Cette approche n’est pas des plus aisées selon le responsable, mais elle permettrait de « grandement simplifier » les chemins de migration. Par exemple, le pôle BI de la BSSC étudie le passage de SAP BI 4.3, sur lequel certaines applications commencent à « être à l’étroit », à SAP Business Analytics Cloud (SAC), de préférence. Ce changement induit également la migration vers le cloud public.
« Nous utilisons SAP Business Analytics Cloud (SAC) pour le self-service, mais nous n’allons pas supprimer notre plateforme on premise dès demain. Nous avons 20 000 utilisateurs qui l’utilisent au quotidien » illustre-t-il.
Ce potentiel passage au cloud se fera de manière opportuniste. « Concernant SAC, j’étais mitigé il y a un an ou un an et demi, par rapport à ce que proposent les concurrents pure-player. Aujourd’hui, SAP est à niveau et a beaucoup investi sur cette solution.

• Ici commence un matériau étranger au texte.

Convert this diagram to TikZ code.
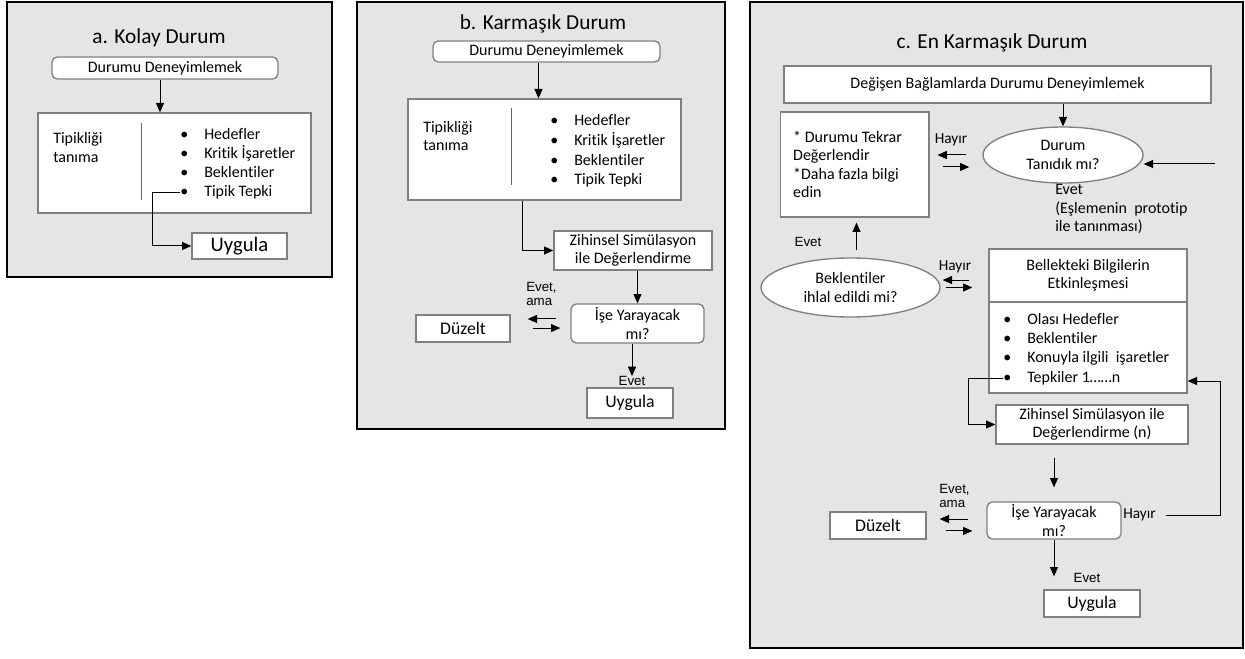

Nous allons étudier la manière de positionner SAC par rapport à notre infrastructure on-premise. Les conversions de licence sont possibles : nous allons y aller par opportunisme, quand cela est intéressant. Nous ne voulons surtout pas nous disperser : nous avons un fort enjeu sur le coût du run ».
Le passage d’un environnement hétérogène au socle Connaissance 360 a déjà permis de diviser le coût total de possession du back-end IT par 6. À propos du cloud, le responsable Socle Connaissance 360 voit pour l’instant des opportunités de débords pour des cas d’usage à mettre en place rapidement « avec un budget maîtrisé ». Mais la BSCC « veut rester dans le match » et reste attentive à cette technologie qui a su s’imposer dans certains grands groupes.